Task to carry out: Your output must be the lines below from the line containing "Write a web" to the line containing "const yLabel = '密度';", both lines included, reproduced exactly and without pictures.

Provided entries:
==*==
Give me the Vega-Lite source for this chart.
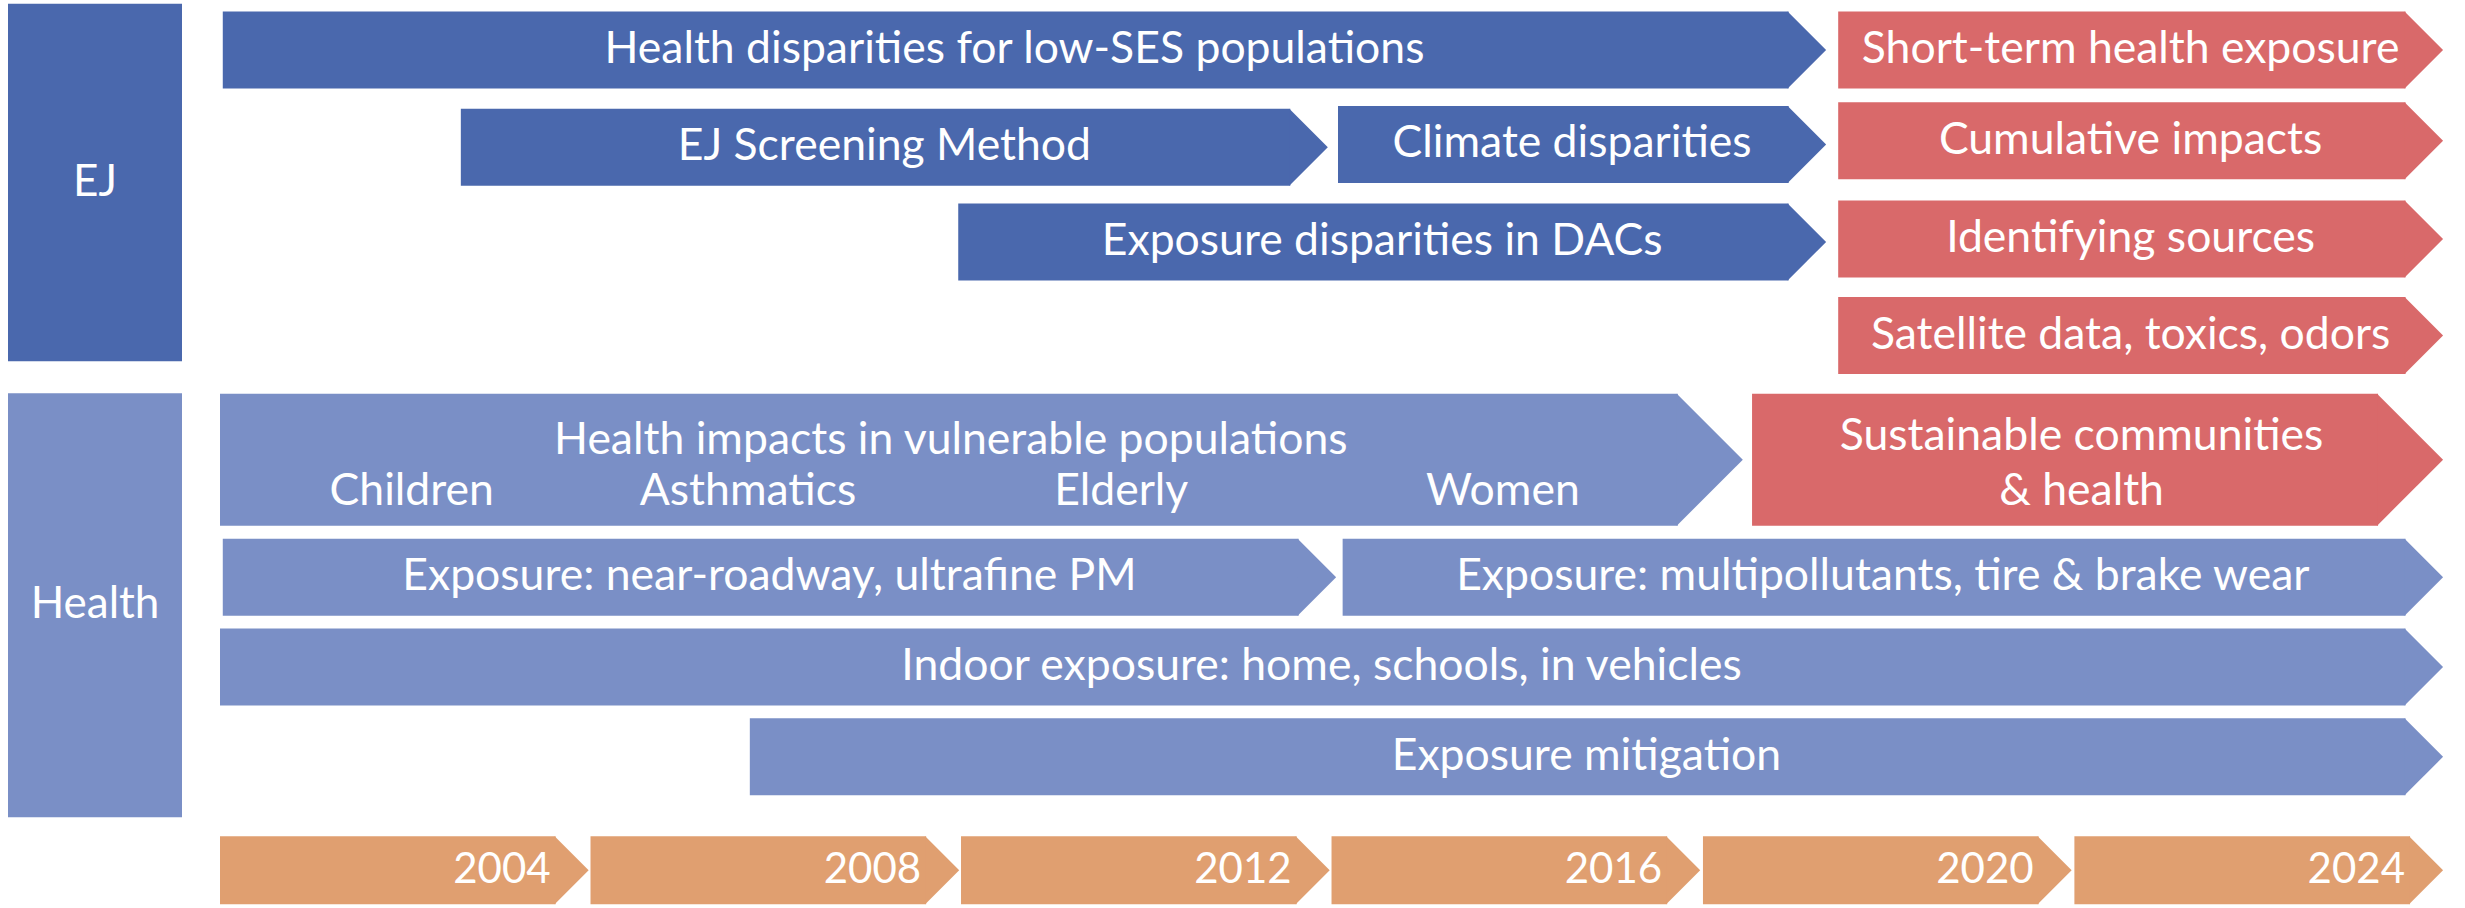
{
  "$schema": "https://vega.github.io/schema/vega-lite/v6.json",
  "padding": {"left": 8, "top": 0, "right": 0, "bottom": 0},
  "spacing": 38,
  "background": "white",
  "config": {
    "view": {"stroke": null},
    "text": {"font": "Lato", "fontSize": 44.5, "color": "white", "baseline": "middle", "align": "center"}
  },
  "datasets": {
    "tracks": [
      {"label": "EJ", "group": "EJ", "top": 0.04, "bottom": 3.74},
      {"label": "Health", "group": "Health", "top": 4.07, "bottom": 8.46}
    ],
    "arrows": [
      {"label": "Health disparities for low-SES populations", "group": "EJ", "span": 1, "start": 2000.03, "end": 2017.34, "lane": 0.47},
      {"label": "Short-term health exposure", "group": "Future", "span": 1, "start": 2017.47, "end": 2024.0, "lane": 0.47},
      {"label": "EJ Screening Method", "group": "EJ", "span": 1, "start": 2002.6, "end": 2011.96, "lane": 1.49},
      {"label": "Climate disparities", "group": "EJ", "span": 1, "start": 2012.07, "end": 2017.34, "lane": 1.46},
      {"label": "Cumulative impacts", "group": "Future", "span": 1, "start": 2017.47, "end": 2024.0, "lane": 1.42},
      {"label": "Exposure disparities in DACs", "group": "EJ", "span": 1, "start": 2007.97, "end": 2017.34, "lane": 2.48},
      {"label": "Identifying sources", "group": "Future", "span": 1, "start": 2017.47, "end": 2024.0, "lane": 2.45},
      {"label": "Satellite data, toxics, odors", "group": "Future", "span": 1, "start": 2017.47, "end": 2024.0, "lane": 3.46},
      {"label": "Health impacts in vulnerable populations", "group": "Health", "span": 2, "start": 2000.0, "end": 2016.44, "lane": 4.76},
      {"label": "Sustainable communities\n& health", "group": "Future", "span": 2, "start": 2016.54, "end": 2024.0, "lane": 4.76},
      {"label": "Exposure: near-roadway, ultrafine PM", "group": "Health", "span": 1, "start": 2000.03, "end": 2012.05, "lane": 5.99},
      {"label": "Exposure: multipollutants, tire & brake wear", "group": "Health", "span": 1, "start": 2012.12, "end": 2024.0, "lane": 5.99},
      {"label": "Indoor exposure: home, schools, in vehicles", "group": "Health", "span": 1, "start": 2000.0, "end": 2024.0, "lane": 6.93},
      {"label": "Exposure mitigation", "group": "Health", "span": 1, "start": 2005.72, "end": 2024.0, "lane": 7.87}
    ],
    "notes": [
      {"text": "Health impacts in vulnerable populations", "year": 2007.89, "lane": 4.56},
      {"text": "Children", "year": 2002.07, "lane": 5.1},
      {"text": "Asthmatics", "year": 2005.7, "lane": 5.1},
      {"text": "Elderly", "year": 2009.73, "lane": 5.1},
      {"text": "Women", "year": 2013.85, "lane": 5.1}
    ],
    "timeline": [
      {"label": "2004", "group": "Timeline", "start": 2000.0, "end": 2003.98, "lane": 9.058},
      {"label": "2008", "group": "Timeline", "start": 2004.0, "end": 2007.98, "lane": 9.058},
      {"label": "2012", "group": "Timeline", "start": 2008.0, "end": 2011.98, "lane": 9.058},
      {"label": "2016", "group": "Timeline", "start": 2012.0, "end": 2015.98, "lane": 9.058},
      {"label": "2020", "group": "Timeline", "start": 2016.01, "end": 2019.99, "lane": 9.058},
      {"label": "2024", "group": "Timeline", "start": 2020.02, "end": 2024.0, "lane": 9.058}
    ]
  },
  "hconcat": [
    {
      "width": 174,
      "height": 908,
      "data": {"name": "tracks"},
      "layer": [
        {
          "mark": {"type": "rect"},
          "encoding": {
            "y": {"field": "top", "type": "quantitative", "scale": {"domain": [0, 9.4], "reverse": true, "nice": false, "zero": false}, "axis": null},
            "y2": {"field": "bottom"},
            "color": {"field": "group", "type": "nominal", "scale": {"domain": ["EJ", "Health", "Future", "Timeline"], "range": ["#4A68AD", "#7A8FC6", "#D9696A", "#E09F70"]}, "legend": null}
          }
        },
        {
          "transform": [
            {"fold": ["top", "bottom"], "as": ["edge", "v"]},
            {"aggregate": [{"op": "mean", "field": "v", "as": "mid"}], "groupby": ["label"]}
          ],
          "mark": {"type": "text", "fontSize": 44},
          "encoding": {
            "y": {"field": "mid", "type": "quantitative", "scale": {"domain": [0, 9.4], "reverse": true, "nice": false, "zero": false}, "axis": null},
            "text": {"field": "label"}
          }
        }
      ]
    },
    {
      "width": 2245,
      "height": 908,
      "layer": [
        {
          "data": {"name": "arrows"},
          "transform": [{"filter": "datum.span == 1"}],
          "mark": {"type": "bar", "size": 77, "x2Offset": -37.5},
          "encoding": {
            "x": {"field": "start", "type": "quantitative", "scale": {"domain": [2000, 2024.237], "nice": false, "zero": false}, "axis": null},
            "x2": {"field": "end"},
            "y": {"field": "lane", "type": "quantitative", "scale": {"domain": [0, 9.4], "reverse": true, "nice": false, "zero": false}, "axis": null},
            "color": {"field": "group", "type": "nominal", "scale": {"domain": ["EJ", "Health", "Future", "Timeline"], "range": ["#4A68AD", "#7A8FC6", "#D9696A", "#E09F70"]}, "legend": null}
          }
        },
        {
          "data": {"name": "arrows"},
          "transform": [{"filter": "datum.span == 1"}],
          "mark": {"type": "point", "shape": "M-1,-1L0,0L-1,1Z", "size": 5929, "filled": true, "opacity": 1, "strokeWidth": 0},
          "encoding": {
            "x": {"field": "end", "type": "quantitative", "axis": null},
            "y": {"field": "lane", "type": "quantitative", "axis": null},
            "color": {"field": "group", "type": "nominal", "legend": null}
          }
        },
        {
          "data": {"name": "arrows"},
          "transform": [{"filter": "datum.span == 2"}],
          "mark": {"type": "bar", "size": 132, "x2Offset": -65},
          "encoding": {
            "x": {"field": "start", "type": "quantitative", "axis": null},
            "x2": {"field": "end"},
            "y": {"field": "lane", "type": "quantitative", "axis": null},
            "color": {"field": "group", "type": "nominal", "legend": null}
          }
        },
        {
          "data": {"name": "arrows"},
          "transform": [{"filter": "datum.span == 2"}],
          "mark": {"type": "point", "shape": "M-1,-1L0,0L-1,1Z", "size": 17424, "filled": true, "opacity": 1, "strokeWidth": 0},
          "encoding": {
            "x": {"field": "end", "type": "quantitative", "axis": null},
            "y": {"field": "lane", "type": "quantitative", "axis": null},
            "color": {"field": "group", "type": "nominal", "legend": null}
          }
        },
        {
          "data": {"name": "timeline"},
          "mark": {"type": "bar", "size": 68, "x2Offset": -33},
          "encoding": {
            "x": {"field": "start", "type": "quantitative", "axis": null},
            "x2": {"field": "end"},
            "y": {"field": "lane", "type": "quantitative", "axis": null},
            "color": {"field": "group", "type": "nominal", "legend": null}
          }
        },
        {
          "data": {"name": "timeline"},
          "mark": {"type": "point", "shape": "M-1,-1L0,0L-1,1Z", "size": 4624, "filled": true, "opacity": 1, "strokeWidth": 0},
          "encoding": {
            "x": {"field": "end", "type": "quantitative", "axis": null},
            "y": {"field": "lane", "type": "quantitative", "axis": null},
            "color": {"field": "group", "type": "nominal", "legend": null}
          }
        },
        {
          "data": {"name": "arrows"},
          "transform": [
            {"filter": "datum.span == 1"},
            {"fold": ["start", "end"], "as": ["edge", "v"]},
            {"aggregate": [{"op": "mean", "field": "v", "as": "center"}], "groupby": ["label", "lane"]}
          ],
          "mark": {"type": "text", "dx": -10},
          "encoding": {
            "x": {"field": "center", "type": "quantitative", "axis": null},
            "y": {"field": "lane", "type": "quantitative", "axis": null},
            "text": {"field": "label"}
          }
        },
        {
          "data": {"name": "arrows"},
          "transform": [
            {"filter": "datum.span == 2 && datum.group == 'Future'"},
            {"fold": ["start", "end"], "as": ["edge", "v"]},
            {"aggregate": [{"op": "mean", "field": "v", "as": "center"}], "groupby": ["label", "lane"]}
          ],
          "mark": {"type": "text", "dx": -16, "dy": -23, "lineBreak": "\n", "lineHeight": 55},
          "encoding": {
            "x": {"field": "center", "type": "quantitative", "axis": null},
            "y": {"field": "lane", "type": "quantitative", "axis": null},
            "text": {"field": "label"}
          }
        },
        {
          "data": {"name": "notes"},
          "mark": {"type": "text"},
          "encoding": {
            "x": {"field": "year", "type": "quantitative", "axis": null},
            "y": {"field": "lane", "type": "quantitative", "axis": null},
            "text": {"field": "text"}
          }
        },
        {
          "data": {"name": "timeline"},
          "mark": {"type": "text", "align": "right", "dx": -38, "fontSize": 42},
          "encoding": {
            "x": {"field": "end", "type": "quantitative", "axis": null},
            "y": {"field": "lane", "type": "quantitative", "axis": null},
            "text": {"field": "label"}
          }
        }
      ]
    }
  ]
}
==*==
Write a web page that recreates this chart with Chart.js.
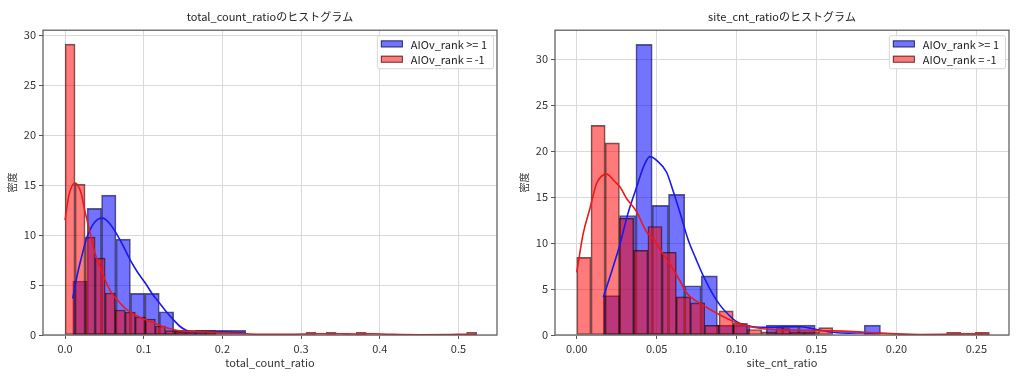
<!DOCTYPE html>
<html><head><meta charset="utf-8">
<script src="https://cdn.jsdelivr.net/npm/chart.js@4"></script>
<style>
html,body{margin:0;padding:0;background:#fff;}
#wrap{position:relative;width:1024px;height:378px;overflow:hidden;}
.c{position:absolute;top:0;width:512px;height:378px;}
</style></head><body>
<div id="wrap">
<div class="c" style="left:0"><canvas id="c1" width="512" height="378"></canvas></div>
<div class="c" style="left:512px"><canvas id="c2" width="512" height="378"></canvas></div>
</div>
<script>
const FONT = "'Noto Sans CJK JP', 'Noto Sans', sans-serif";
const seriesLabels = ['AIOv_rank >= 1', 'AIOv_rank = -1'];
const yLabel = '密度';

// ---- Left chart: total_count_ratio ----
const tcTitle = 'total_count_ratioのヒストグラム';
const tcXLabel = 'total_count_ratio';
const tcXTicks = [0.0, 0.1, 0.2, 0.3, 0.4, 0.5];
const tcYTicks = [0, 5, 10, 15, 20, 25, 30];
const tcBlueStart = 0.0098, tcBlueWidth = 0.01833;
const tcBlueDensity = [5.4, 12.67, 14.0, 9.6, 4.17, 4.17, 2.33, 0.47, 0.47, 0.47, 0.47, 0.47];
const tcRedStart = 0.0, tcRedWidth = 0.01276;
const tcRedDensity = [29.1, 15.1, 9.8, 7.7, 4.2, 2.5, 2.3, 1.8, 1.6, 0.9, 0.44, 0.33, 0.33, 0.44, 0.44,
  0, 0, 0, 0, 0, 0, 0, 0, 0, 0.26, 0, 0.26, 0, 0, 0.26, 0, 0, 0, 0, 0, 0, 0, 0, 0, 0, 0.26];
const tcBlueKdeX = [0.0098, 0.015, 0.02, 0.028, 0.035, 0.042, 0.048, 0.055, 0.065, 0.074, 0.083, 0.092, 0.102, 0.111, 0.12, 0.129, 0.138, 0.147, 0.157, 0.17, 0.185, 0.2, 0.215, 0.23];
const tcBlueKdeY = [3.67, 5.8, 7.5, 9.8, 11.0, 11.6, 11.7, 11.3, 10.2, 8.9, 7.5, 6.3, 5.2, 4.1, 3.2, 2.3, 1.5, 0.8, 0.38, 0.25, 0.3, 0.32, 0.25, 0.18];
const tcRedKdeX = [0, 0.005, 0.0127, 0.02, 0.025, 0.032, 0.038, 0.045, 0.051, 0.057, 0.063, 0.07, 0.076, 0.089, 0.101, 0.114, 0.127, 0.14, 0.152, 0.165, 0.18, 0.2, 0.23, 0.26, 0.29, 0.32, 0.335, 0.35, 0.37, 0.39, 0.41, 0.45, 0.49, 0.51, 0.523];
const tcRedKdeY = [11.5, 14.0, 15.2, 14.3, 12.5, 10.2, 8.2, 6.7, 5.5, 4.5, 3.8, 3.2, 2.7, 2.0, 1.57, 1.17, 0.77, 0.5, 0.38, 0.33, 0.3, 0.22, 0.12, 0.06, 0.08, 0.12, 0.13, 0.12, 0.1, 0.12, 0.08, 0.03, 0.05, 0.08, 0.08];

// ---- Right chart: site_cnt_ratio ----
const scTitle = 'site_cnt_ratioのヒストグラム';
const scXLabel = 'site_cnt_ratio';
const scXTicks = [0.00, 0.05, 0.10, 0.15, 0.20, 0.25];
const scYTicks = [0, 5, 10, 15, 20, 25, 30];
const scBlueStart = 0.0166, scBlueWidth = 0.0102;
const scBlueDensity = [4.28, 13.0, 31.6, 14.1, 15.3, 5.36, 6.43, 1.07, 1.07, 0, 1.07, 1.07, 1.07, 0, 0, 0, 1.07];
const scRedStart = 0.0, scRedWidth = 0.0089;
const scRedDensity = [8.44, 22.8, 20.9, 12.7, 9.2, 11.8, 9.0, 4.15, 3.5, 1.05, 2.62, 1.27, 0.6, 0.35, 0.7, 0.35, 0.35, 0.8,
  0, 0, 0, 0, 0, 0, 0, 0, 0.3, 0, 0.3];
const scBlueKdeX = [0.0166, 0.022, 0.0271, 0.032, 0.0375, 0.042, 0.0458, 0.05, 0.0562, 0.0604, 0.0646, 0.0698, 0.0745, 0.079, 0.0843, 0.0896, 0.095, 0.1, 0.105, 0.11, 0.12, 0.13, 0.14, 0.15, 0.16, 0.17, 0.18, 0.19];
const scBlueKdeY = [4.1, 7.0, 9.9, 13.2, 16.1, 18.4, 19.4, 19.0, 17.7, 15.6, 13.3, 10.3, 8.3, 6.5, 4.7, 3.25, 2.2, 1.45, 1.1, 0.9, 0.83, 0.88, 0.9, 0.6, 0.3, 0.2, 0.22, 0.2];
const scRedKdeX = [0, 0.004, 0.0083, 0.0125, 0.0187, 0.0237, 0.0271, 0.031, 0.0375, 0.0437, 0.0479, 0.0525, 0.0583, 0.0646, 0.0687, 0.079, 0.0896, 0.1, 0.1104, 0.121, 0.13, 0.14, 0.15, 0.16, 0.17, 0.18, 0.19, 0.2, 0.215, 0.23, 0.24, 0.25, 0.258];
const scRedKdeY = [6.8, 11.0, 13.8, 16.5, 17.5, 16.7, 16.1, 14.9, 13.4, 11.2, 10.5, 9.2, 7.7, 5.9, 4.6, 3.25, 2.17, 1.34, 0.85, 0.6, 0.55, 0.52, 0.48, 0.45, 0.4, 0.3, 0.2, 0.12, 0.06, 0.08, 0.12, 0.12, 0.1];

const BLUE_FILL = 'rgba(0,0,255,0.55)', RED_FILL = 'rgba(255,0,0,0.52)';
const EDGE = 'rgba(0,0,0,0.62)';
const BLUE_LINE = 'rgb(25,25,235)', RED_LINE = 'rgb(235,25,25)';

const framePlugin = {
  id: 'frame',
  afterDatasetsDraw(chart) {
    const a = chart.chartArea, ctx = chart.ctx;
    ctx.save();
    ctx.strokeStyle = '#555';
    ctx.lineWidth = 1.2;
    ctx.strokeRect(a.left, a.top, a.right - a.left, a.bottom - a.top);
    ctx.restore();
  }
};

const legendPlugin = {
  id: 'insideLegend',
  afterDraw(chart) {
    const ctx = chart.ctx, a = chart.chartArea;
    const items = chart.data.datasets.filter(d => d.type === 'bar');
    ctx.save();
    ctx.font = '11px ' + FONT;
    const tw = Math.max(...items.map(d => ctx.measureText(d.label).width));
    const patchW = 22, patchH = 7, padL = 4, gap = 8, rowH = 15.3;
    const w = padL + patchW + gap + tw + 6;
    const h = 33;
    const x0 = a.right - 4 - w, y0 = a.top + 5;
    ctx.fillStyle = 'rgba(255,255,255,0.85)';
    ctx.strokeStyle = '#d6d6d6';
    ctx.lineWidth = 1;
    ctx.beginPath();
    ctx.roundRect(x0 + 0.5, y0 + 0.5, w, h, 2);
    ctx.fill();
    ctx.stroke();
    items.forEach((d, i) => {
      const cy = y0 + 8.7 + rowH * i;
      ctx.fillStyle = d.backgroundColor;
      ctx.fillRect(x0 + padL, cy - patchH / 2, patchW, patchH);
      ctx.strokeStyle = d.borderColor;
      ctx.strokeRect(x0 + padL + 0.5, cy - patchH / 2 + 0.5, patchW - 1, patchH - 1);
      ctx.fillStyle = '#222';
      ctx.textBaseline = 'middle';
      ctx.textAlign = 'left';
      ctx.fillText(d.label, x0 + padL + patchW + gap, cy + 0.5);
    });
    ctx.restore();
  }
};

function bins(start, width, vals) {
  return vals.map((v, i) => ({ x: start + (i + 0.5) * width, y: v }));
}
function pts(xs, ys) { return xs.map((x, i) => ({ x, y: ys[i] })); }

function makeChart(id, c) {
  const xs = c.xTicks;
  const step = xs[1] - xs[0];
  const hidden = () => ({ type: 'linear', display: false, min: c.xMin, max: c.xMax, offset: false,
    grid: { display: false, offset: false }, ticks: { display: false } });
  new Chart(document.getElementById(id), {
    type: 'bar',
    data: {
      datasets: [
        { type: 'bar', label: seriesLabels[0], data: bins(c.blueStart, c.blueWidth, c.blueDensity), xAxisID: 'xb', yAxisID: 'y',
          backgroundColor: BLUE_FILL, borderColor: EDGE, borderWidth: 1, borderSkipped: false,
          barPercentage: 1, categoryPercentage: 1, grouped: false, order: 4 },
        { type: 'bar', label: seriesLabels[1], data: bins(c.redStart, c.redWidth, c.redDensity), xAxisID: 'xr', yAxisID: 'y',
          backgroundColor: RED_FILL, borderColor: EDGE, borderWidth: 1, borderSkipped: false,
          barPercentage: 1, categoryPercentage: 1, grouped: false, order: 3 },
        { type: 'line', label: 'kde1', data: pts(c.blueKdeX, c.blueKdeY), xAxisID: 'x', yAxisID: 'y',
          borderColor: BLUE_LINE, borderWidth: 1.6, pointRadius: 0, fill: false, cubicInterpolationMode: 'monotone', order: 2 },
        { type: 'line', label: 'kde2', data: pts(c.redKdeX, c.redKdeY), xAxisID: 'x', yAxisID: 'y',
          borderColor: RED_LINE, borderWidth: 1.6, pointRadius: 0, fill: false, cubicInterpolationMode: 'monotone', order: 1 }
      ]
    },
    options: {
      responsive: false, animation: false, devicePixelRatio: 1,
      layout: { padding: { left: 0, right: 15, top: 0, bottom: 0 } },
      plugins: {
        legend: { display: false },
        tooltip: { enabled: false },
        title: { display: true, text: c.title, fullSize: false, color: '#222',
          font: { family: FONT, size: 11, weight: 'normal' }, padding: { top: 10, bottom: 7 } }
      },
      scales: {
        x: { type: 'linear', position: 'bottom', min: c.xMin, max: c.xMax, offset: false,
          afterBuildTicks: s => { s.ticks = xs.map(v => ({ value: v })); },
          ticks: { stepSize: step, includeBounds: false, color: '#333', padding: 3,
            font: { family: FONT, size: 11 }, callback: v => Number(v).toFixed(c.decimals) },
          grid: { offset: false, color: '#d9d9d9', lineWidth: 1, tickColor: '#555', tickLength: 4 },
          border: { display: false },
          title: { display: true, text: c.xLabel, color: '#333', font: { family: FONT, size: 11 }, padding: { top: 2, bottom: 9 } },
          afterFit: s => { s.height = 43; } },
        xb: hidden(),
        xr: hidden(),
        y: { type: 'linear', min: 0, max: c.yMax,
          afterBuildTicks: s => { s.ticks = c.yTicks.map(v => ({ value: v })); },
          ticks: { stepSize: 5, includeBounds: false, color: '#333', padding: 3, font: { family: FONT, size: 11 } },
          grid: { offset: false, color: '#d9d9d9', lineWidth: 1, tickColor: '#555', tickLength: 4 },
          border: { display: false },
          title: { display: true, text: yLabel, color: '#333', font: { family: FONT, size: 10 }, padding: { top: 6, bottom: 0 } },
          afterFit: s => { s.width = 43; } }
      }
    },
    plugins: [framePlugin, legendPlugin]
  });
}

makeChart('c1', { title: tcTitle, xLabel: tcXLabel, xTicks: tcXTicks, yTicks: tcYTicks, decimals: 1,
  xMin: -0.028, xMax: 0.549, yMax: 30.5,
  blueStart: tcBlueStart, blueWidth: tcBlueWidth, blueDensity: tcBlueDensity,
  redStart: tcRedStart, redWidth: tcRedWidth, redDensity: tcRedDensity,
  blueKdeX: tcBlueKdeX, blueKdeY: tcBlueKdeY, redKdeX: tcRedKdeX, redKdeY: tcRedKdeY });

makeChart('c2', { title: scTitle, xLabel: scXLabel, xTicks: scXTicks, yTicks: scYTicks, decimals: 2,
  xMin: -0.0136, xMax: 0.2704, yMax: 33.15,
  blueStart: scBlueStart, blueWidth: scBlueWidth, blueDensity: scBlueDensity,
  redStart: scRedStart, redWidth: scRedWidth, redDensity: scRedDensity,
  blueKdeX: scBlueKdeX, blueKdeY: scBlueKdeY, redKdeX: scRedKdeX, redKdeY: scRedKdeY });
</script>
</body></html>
==*==
Solution below:
Write a web page that recreates this chart with Chart.js.
<!DOCTYPE html>
<html><head><meta charset="utf-8">
<script src="https://cdn.jsdelivr.net/npm/chart.js@4"></script>
<style>
html,body{margin:0;padding:0;background:#fff;}
#wrap{position:relative;width:1024px;height:378px;overflow:hidden;}
.c{position:absolute;top:0;width:512px;height:378px;}
</style></head><body>
<div id="wrap">
<div class="c" style="left:0"><canvas id="c1" width="512" height="378"></canvas></div>
<div class="c" style="left:512px"><canvas id="c2" width="512" height="378"></canvas></div>
</div>
<script>
const FONT = "'Noto Sans CJK JP', 'Noto Sans', sans-serif";
const seriesLabels = ['AIOv_rank >= 1', 'AIOv_rank = -1'];
const yLabel = '密度';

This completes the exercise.